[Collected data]
────────────────────────────────────────

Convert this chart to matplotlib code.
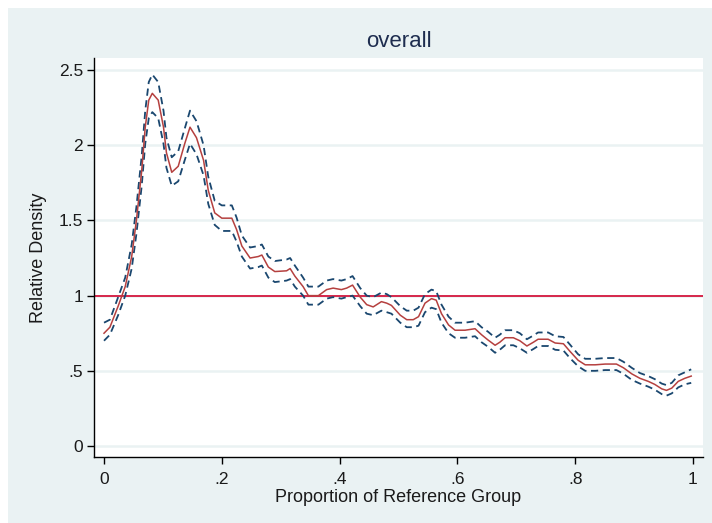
import matplotlib
matplotlib.use("Agg")
import matplotlib.pyplot as plt
from matplotlib.patches import Rectangle

# relative density (centre line) with pointwise confidence band
prop = [0.000, 0.010, 0.024, 0.036, 0.047, 0.055, 0.064, 0.070, 0.076, 0.082,
        0.092, 0.101, 0.106, 0.115, 0.126, 0.137, 0.146, 0.157, 0.169, 0.177,
        0.188, 0.200, 0.217, 0.225, 0.234, 0.248, 0.262, 0.268, 0.279, 0.290,
        0.310, 0.316, 0.324, 0.338, 0.347, 0.364, 0.378, 0.389, 0.403, 0.412,
        0.422, 0.435, 0.446, 0.457, 0.471, 0.480, 0.488, 0.503, 0.514, 0.525,
        0.534, 0.545, 0.556, 0.564, 0.573, 0.585, 0.596, 0.613, 0.630, 0.641,
        0.652, 0.664, 0.672, 0.681, 0.695, 0.706, 0.718, 0.729, 0.737, 0.754,
        0.766, 0.780, 0.791, 0.805, 0.817, 0.834, 0.851, 0.870, 0.882, 0.896,
        0.910, 0.924, 0.935, 0.947, 0.955, 0.964, 0.975, 0.986, 0.997]

density = [0.75, 0.79, 0.93, 1.06, 1.26, 1.50, 1.83, 2.12, 2.30, 2.345,
           2.30, 2.12, 1.95, 1.82, 1.86, 2.01, 2.12, 2.05, 1.90, 1.70,
           1.55, 1.515, 1.515, 1.44, 1.33, 1.25, 1.26, 1.27, 1.19, 1.16,
           1.165, 1.18, 1.13, 1.06, 1.00, 1.00, 1.04, 1.05, 1.04, 1.05,
           1.07, 0.99, 0.94, 0.925, 0.96, 0.95, 0.935, 0.87, 0.84, 0.84,
           0.86, 0.95, 0.98, 0.97, 0.88, 0.805, 0.77, 0.77, 0.78, 0.74,
           0.705, 0.67, 0.69, 0.72, 0.72, 0.70, 0.665, 0.69, 0.71, 0.71,
           0.685, 0.68, 0.63, 0.57, 0.54, 0.54, 0.545, 0.545, 0.52, 0.48,
           0.45, 0.43, 0.41, 0.38, 0.37, 0.385, 0.43, 0.45, 0.465]

lower = [0.70, 0.74, 0.87, 1.00, 1.18, 1.41, 1.73, 2.01, 2.18, 2.22,
         2.18, 2.01, 1.85, 1.73, 1.76, 1.90, 2.01, 1.94, 1.80, 1.61,
         1.47, 1.43, 1.43, 1.36, 1.26, 1.18, 1.19, 1.20, 1.12, 1.09,
         1.10, 1.11, 1.06, 1.00, 0.94, 0.94, 0.98, 0.99, 0.98, 0.99,
         1.00, 0.93, 0.88, 0.87, 0.90, 0.89, 0.88, 0.82, 0.79, 0.79,
         0.80, 0.89, 0.92, 0.91, 0.82, 0.75, 0.72, 0.72, 0.73, 0.69,
         0.66, 0.62, 0.64, 0.67, 0.67, 0.65, 0.62, 0.645, 0.665, 0.665,
         0.64, 0.635, 0.585, 0.53, 0.50, 0.50, 0.505, 0.505, 0.48, 0.44,
         0.415, 0.395, 0.375, 0.345, 0.335, 0.35, 0.39, 0.41, 0.42]

upper = [0.82, 0.84, 0.99, 1.12, 1.34, 1.59, 1.93, 2.23, 2.42, 2.47,
         2.42, 2.23, 2.05, 1.92, 1.96, 2.11, 2.23, 2.16, 2.00, 1.79,
         1.63, 1.60, 1.60, 1.52, 1.40, 1.32, 1.33, 1.34, 1.26, 1.23,
         1.24, 1.25, 1.20, 1.12, 1.06, 1.06, 1.10, 1.11, 1.10, 1.11,
         1.13, 1.05, 1.00, 0.99, 1.02, 1.01, 0.99, 0.93, 0.90, 0.90,
         0.92, 1.01, 1.04, 1.03, 0.94, 0.86, 0.82, 0.82, 0.83, 0.79,
         0.76, 0.72, 0.74, 0.77, 0.77, 0.75, 0.71, 0.735, 0.755, 0.755,
         0.73, 0.725, 0.675, 0.61, 0.58, 0.58, 0.585, 0.585, 0.56, 0.52,
         0.485, 0.465, 0.445, 0.415, 0.405, 0.42, 0.47, 0.49, 0.51]

xticks = [0, 0.2, 0.4, 0.6, 0.8, 1.0]
xtick_labels = ["0", ".2", ".4", ".6", ".8", "1"]
yticks = [0, 0.5, 1, 1.5, 2, 2.5]
ytick_labels = ["0", ".5", "1", "1.5", "2", "2.5"]

BG = "#eaf2f3"
NAVY = "#1a476f"
plt.rcParams["font.family"] = ["Liberation Sans", "DejaVu Sans"]

fig = plt.figure(figsize=(7.12, 5.23), dpi=100)
fig.patch.set_facecolor("white")
fig.patches.append(Rectangle((8 / 712, 0), 1, 1 - 8 / 523, transform=fig.transFigure,
                             facecolor=BG, edgecolor="none", zorder=-10))

ax = fig.add_axes([94 / 712, 66 / 523, 609 / 712, 399 / 523])
ax.set_facecolor("white")

for yv in yticks:
    ax.axhline(yv, color=BG, lw=1.8, zorder=0)

ax.plot(prop, upper, color=NAVY, lw=1.3, ls=(0, (4, 2.5)), zorder=3)
ax.plot(prop, lower, color=NAVY, lw=1.3, ls=(0, (4, 2.5)), zorder=3)
ax.plot(prop, density, color="#b5403f", lw=1.1, zorder=4)
ax.axhline(1, color="#d6264b", lw=1.4, zorder=2)

ax.set_xlim(-0.017, 1.017)
ax.set_ylim(-0.073, 2.58)
ax.set_xticks(xticks)
ax.set_xticklabels(xtick_labels)
ax.set_yticks(yticks)
ax.set_yticklabels(ytick_labels)

for s in ["top", "right"]:
    ax.spines[s].set_visible(False)
for s in ["left", "bottom"]:
    ax.spines[s].set_color("black")
    ax.spines[s].set_linewidth(1.0)
ax.tick_params(direction="out", length=5, width=1.0, labelsize=12.5, colors="black",
               labelcolor="#1a1a1a", pad=3)
ax.tick_params(axis="x", pad=6)

ax.set_xlabel("Proportion of Reference Group", fontsize=13, color="#1a1a1a", labelpad=1)
ax.set_ylabel("Relative Density", fontsize=13, color="#1a1a1a", labelpad=8)
ax.set_title("overall", fontsize=16, color="#1e2d4f", pad=8)

fig.savefig("out.png", dpi=100, facecolor=fig.get_facecolor())
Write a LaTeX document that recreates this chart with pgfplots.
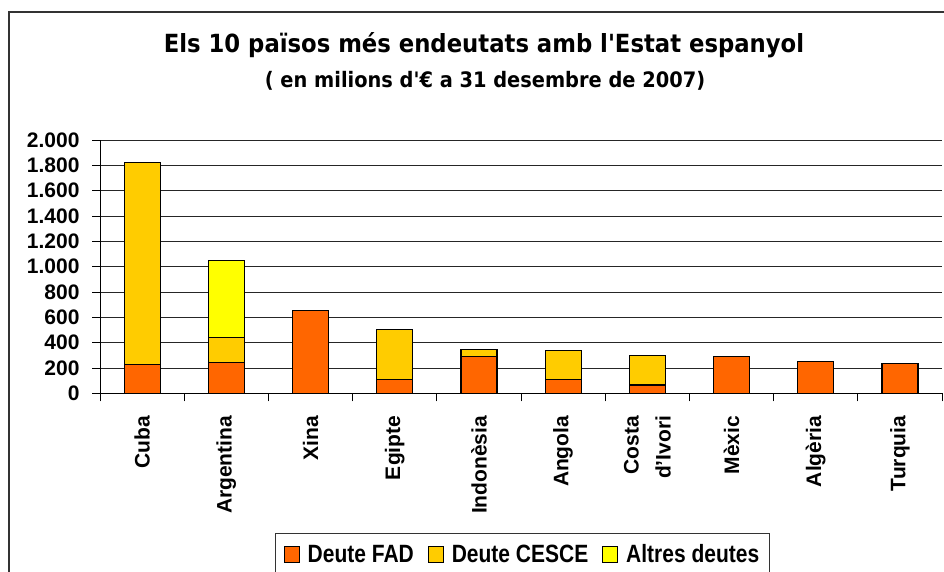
\documentclass[border=0pt]{standalone}
\usepackage{fontspec}
\setmainfont{Liberation Sans}
\newfontfamily\titlefont{DejaVu Sans}[FakeStretch=0.91]
\newfontfamily\legfont{Liberation Sans}[FakeStretch=0.84]
\usepackage{pgfplots}
\pgfplotsset{compat=1.18}
\definecolor{fad}{HTML}{FF6600}
\definecolor{cesce}{HTML}{FFCC00}
\definecolor{altres}{HTML}{FFFF00}
\pgfplotsset{sqleg/.style={legend image code/.code={\draw[##1, line width=0.9pt] (0pt,-8pt) rectangle (15pt,8pt);}}}
\begin{document}
\begin{tikzpicture}[x=1pt,y=1pt]
\useasboundingbox (0,0) rectangle (944,572);
\clip (0,0) rectangle (944,572);
\draw[line width=1.3pt, color=black!80] (9,560) rectangle (990,-30);
\node[anchor=base, font=\titlefont\bfseries\fontsize{25}{30}\selectfont] at (484,519) {Els 10 països més endeutats amb l'Estat espanyol};
\node[anchor=base, font=\titlefont\bfseries\fontsize{21.3}{26}\selectfont] at (485,484) {( en milions d'€ a 31 desembre de 2007)};
\begin{axis}[
  at={(100pt,178.7pt)}, anchor=south west,
  scale only axis, width=842pt, height=253.3pt,
  xmin=-0.5, xmax=9.5, ymin=0, ymax=2000,
  ybar stacked, bar width=36pt,
  axis x line=bottom, axis y line=left,
  axis line style={-, black, line width=1pt},
  tick align=outside, major tick length=8pt,
  tick style={black, line width=0.9pt},
  xtick={-0.5,0.5,...,9.5}, xticklabels={},
  xticklabel shift=19pt,
  extra x ticks={0,1,2,3,4,5,6,7,8,9},
  extra x tick labels={Cuba,Argentina,Xina,Egipte,Indonèsia,Angola,{Costa\\d'Ivori},Mèxic,Algèria,Turquia},
  extra x tick style={major tick length=0pt, grid=none,
    tick label style={rotate=90, anchor=east, align=right,
      font=\bfseries\fontsize{21}{32}\selectfont}},
  ytick={0,200,...,2000}, scaled y ticks=false,
  yticklabel shift=9pt,
  ymajorgrids, grid style={black!85, line width=0.9pt},
  /pgf/number format/1000 sep={.},
  /pgf/number format/assume math mode=true,
  yticklabel style={font=\bfseries\fontsize{21}{24}\selectfont},
  legend columns=3,
  legend style={at={(0.5018,-0.5515)}, anchor=north, draw=black!80, line width=1pt,
    inner ysep=9pt, inner xsep=8pt,
    font=\legfont\bfseries\fontsize{25}{30}\selectfont,
    /tikz/every even column/.append style={column sep=12pt},
    /tikz/every odd column/.append style={column sep=6pt}},
]
\addplot[fill=fad, draw=black, line width=1.2pt, sqleg]
  coordinates {(0,225) (1,245) (2,655) (3,110) (4,289) (5,110) (6,66) (7,289) (8,250) (9,237)};
\addlegendentry{Deute FAD}
\addplot[fill=cesce, draw=black, line width=1.2pt, sqleg]
  coordinates {(0,1595) (1,195) (2,0) (3,395) (4,55) (5,226) (6,234) (7,0) (8,0) (9,0)};
\addlegendentry{Deute CESCE}
\addplot[fill=altres, draw=black, line width=1.2pt, sqleg]
  coordinates {(0,0) (1,610) (2,0) (3,0) (4,0) (5,0) (6,0) (7,0) (8,0) (9,0)};
\addlegendentry{Altres deutes}
\end{axis}
\end{tikzpicture}
\end{document}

────────────────────────────────────────

PROBLEM DESCRIPTION
How many of the lines above hold "chart"? Answer with only the number.

COMPLETED EXERCISE
2